Return precisely the span of lines from the top of the material below to the line containing "fig.savefig('out.png', dpi=100, facecolor=fig.get_facecolor())", both included. Pictures are excluded.

__GIVEN RECORDS__
+--
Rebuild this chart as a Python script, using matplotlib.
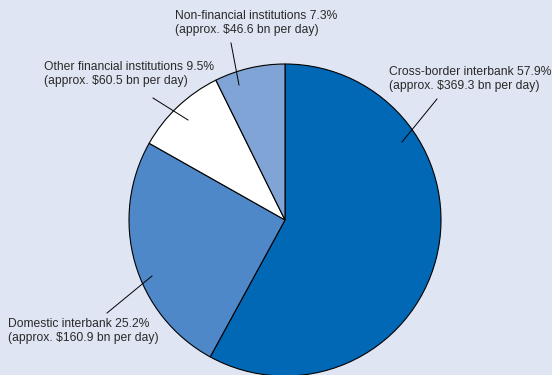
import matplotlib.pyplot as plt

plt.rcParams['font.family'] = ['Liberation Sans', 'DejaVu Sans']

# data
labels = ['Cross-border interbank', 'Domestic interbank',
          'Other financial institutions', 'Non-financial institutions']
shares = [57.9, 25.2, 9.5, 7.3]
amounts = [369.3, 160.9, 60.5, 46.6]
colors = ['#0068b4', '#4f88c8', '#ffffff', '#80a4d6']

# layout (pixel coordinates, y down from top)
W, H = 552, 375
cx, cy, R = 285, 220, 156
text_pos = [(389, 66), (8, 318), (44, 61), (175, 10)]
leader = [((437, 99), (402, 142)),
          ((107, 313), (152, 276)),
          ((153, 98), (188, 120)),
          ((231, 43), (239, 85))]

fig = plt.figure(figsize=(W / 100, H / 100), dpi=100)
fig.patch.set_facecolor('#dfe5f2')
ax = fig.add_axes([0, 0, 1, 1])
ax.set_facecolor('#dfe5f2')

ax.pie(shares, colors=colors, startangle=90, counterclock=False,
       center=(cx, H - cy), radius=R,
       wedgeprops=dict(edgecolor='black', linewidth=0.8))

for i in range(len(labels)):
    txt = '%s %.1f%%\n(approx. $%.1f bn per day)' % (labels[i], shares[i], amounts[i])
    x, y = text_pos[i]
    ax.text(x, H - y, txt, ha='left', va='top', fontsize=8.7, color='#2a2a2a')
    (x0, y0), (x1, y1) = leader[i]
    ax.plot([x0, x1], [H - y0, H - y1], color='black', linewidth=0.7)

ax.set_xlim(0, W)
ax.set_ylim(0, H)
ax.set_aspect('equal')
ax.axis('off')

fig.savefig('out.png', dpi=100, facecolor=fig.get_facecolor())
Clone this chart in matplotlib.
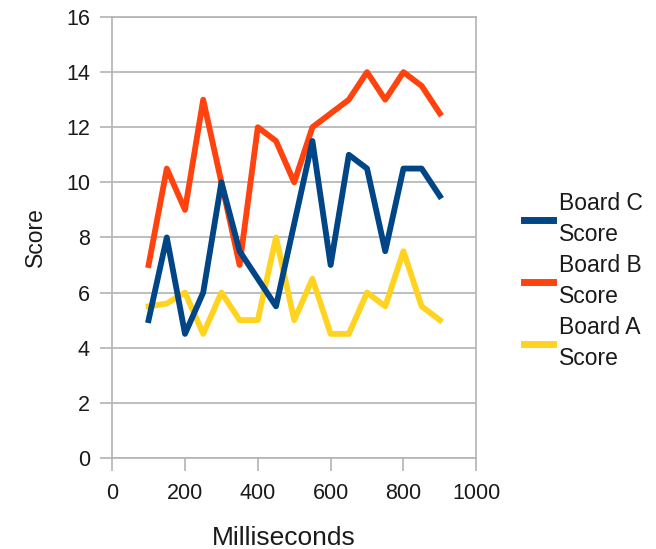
+--
__EXERCISE SOLUTION__
Rebuild this chart as a Python script, using matplotlib.
import matplotlib.pyplot as plt

plt.rcParams['font.family'] = ['Liberation Sans', 'DejaVu Sans']

# data
labels = ['Cross-border interbank', 'Domestic interbank',
          'Other financial institutions', 'Non-financial institutions']
shares = [57.9, 25.2, 9.5, 7.3]
amounts = [369.3, 160.9, 60.5, 46.6]
colors = ['#0068b4', '#4f88c8', '#ffffff', '#80a4d6']

# layout (pixel coordinates, y down from top)
W, H = 552, 375
cx, cy, R = 285, 220, 156
text_pos = [(389, 66), (8, 318), (44, 61), (175, 10)]
leader = [((437, 99), (402, 142)),
          ((107, 313), (152, 276)),
          ((153, 98), (188, 120)),
          ((231, 43), (239, 85))]

fig = plt.figure(figsize=(W / 100, H / 100), dpi=100)
fig.patch.set_facecolor('#dfe5f2')
ax = fig.add_axes([0, 0, 1, 1])
ax.set_facecolor('#dfe5f2')

ax.pie(shares, colors=colors, startangle=90, counterclock=False,
       center=(cx, H - cy), radius=R,
       wedgeprops=dict(edgecolor='black', linewidth=0.8))

for i in range(len(labels)):
    txt = '%s %.1f%%\n(approx. $%.1f bn per day)' % (labels[i], shares[i], amounts[i])
    x, y = text_pos[i]
    ax.text(x, H - y, txt, ha='left', va='top', fontsize=8.7, color='#2a2a2a')
    (x0, y0), (x1, y1) = leader[i]
    ax.plot([x0, x1], [H - y0, H - y1], color='black', linewidth=0.7)

ax.set_xlim(0, W)
ax.set_ylim(0, H)
ax.set_aspect('equal')
ax.axis('off')

fig.savefig('out.png', dpi=100, facecolor=fig.get_facecolor())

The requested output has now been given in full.